SESHAT (Ssh't)
Dea egiziana patrona della scrittura e degli archivî (casa della vita, pr ῾cnkh), sorella o figlia di Thot. E accostata a Nephthys e talvolta anche a Ḥatḥōr.
Horapollo (ii, 29), descrivendo il suo simbolo dice che esso indica: "μοῦσαν ἥ ἄπειρον ἤ μοῖραν" definizione fondamentalmente esatta date le funzioni attribuite alla dea di scriba degli Annali reali (Μοῦσα); di numeratrice degli anni e della vita del regno nelle feste dell'incoronazione (Μοῖρα); di partecipante alle feste del Giubileo nelle quali promette innumeri giubilei (ἄπειρον).
Viene rappresentata in aspetto di donna col capo sormontato da un ornamento il cui significato non è chiaro ma che probabilmente ricorda l'aspetto originario della dea: una stella o un fiore a sette punte, talvolta sollevata su un alto stelo, ricoperta da un arco (o un crescente lunare) rovesciato, a sua volta coronato da due piccole penne diritte. In età tarda l'arco si trasforma in un paio di corna rovesciate e talora in due serpenti affrontati. In qualche caso porta una pelle di pantera sull'abito femminile. In tale aspetto S. appare sia in statuette, sia soprattutto in rilievi raffiguranti le feste reali dell'incoronazione e del giubileo. In essi, noti soprattutto in età ramesside, la dea S. appare assieme a Thot nell'atto di scrivere il nome del sovrano sulle foglie dell'ished, l'albero sacro di Heliopolis.

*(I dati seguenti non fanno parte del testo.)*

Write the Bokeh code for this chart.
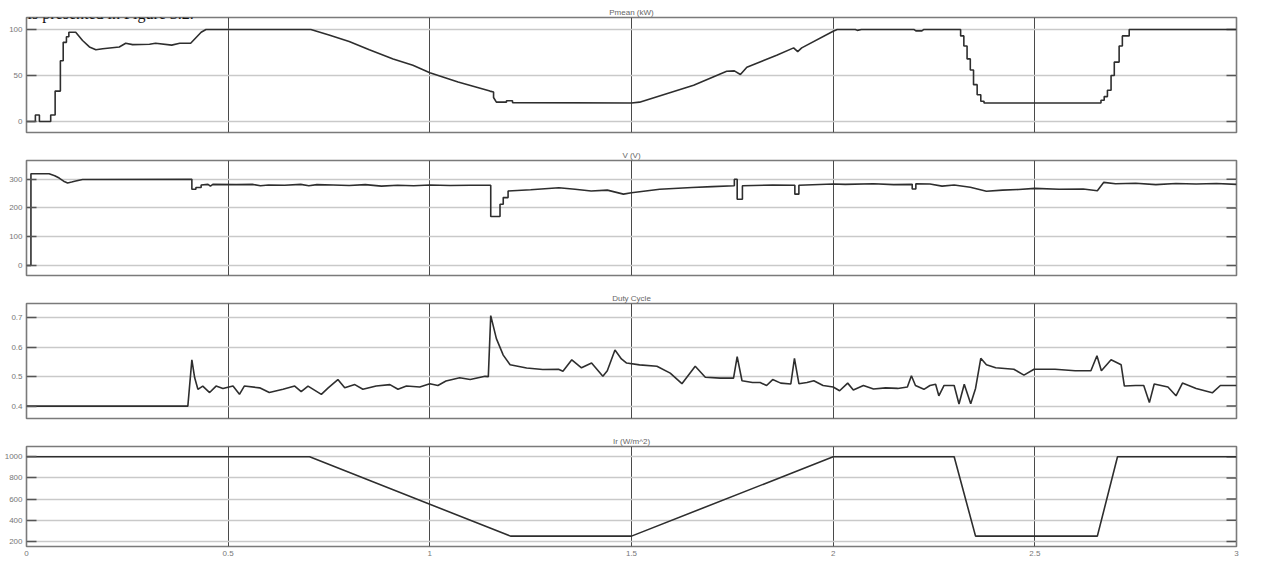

Bibl.: H. Schäfer, Μοῦσα bei Horapollo II, 29 und die Göttin S., in Zeitschrift für aegyptische Sprache und Altertumskunde, XLII, 1905, pp. 72-75; G. Roeder, in Roscher, IV, 1909-15, c. 714-24, s. v. Seschat; H. Bonnet, Reallexikon der aegyptischen Religionsgeschichte, Berlino 1952, s. v. Seschat; W. Heck, in Zeitschrift für aegyptische Sprache und Altertumskunde, LXXXII, 1958, p. 117-140.